All business owners need to know their break-even point – the number of units they need to sell to cover their operating costs. Once you reach it, your business is no longer in the red and you’re officially earning a profit. Here’s how to calculate yours so you can make decisions that support greater growth.
Why your break-even point matters
Owners who run a business without knowing whether or when they’ll be profitable probably won’t be in business long. Knowing your break-even point is invaluable whenever you’re planning to invest in growth or making a decision that affects profits. It also improves the accuracy of your budgets and forecasts.
What are your fixed costs?
First, list the predictable, ongoing monthly expenses required to run your business – rented or leased premises, employee salaries, office expenses, insurance and utilities such as electricity, phone and internet. Use the most accurate numbers you can, and add about 10% to cover unforeseen miscellaneous expenses.
List your variable costs
Next, account for the expenses that vary month to month. For precision, calculate an average by tracking them over two to three months. These typically include inventory, labour, commissions, shipping and delivery costs, and interest on business cards or lines of credit.

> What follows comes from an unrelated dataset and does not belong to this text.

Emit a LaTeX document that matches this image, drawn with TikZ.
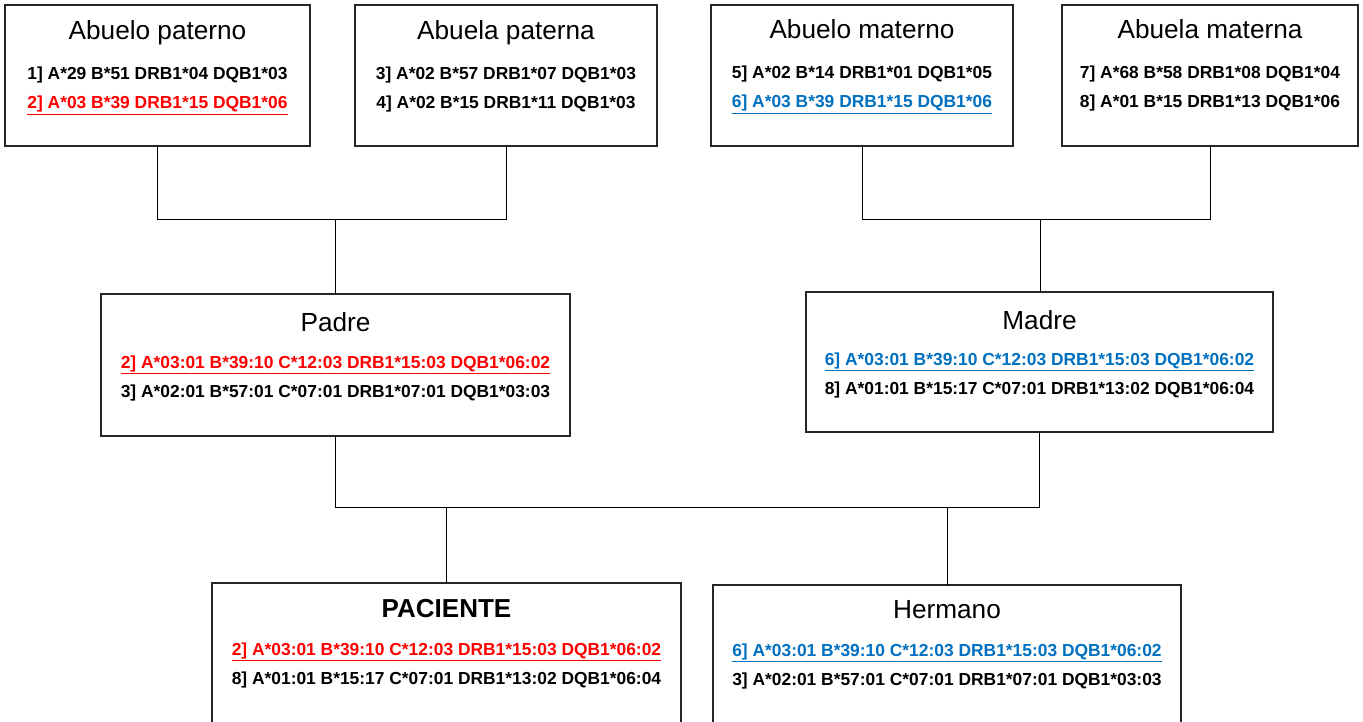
\documentclass[tikz,border=0pt]{standalone}
\usepackage{fontspec}
\setmainfont{Liberation Sans}
\definecolor{hred}{RGB}{255,0,0}
\definecolor{hblue}{RGB}{0,112,192}
\tikzset{
  box/.style={draw=black!85, line width=1.2pt, rectangle, inner sep=0pt, outer sep=0pt, fill=white},
  ttl/.style={anchor=base, inner sep=0pt, font=\fontsize{26.2}{30}\selectfont},
  ttlb/.style={anchor=base, inner sep=0pt, font=\fontsize{26}{30}\selectfont\bfseries},
  hla/.style={anchor=base, inner sep=0pt, font=\fontsize{17.4}{20}\selectfont\bfseries},
  conn/.style={draw=black, line width=1pt}
}
\newcommand{\redul}[1]{\textcolor{hred}{\underline{#1}}}
\newcommand{\blueul}[1]{\textcolor{hblue}{\underline{#1}}}
\begin{document}
\begin{tikzpicture}[x=1pt,y=-1pt]
\useasboundingbox (0,0) rectangle (1363,722);
\clip (0,0) rectangle (1363,722);
% connector junctions
\coordinate (jp) at (335,220);
\coordinate (jm) at (1040,220);
\coordinate (jc) at (640,507);
% grandparents
\node[box, minimum width=305, minimum height=141] (b1) at (157.5,75.5) {};
\node[box, minimum width=302, minimum height=141] (b2) at (506,75.5) {};
\node[box, minimum width=302, minimum height=141] (b3) at (862,75.5) {};
\node[box, minimum width=296, minimum height=141] (b4) at (1210,75.5) {};
% parents
\node[box, minimum width=469, minimum height=142] (pa) at (335.5,365) {};
\node[box, minimum width=467, minimum height=140] (ma) at (1039.5,362) {};
% children
\node[box, minimum width=469, minimum height=160] (pc) at (446.5,663) {};
\node[box, minimum width=468, minimum height=160] (he) at (947,665) {};
% connectors
\draw[conn] (b1.south) -- (b1.south |- jp) -- (b2.south |- jp) -- (b2.south);
\draw[conn] (jp) -- (jp |- pa.north);
\draw[conn] (b3.south) -- (b3.south |- jm) -- (b4.south |- jm) -- (b4.south);
\draw[conn] (jm) -- (jm |- ma.north);
\draw[conn] (pa.south) -- (pa.south |- jc) -- (ma.south |- jc) -- (ma.south);
\draw[conn] (pc.north) -- (pc.north |- jc);
\draw[conn] (he.north) -- (he.north |- jc);
% texts: grandparents
\node[ttl] (t1) at (157.5,40) {Abuelo paterno};
\node[hla] (t1a) at (157.5,80) {1] A*29 B*51 DRB1*04 DQB1*03};
\node[hla] (t1b) at (157.5,109) {\redul{2] A*03 B*39 DRB1*15 DQB1*06}};
\node[ttl] (t2) at (506,40) {Abuela paterna};
\node[hla] (t2a) at (506,80) {3] A*02 B*57 DRB1*07 DQB1*03};
\node[hla] (t2b) at (506,109) {4] A*02 B*15 DRB1*11 DQB1*03};
\node[ttl] (t3) at (862,39) {Abuelo materno};
\node[hla] (t3a) at (862,79) {5] A*02 B*14 DRB1*01 DQB1*05};
\node[hla] (t3b) at (862,108) {\blueul{6] A*03 B*39 DRB1*15 DQB1*06}};
\node[ttl] (t4) at (1210,39) {Abuela materna};
\node[hla] (t4a) at (1210,79) {7] A*68 B*58 DRB1*08 DQB1*04};
\node[hla] (t4b) at (1210,108) {8] A*01 B*15 DRB1*13 DQB1*06};
% parents
\node[ttl] (t5) at (335.5,331) {Padre};
\node[hla] (t5a) at (335.5,368) {\redul{2] A*03:01 B*39:10 C*12:03 DRB1*15:03 DQB1*06:02}};
\node[hla] (t5b) at (335.5,397) {3] A*02:01 B*57:01 C*07:01 DRB1*07:01 DQB1*03:03};
\node[ttl] (t6) at (1039.5,329) {Madre};
\node[hla] (t6a) at (1039.5,365) {\blueul{6] A*03:01 B*39:10 C*12:03 DRB1*15:03 DQB1*06:02}};
\node[hla] (t6b) at (1039.5,394) {8] A*01:01 B*15:17 C*07:01 DRB1*13:02 DQB1*06:04};
% children
\node[ttlb] (t7) at (446.5,617) {PACIENTE};
\node[hla] (t7a) at (446.5,655) {\redul{2] A*03:01 B*39:10 C*12:03 DRB1*15:03 DQB1*06:02}};
\node[hla] (t7b) at (446.5,684) {8] A*01:01 B*15:17 C*07:01 DRB1*13:02 DQB1*06:04};
\node[ttl] (t8) at (947,618) {Hermano};
\node[hla] (t8a) at (947,656) {\blueul{6] A*03:01 B*39:10 C*12:03 DRB1*15:03 DQB1*06:02}};
\node[hla] (t8b) at (947,685) {3] A*02:01 B*57:01 C*07:01 DRB1*07:01 DQB1*03:03};
\end{tikzpicture}
\end{document}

A simple break-even formula
To find the break-even point, use: fixed costs divided by (unit sales price minus variable costs). For example, a web designer offering $5,000 website packages with $10,000 in fixed operating expenses and $1,000 variable cost per package calculates $10,000 / ($5,000 – $1,000) = $10,000 / $4,000 = 2.5. So they need to sell 2.5 packages to break even. To improve profitability from there, they might cut expenses, switch to lower-priced suppliers, raise their rates, or sell add-on services.
Final thoughts
To keep your decisions based on accurate, up-to-date information, make it a habit to update your break-even analysis each quarter. Now that you know your break-even point, what will you do to lift your profitability?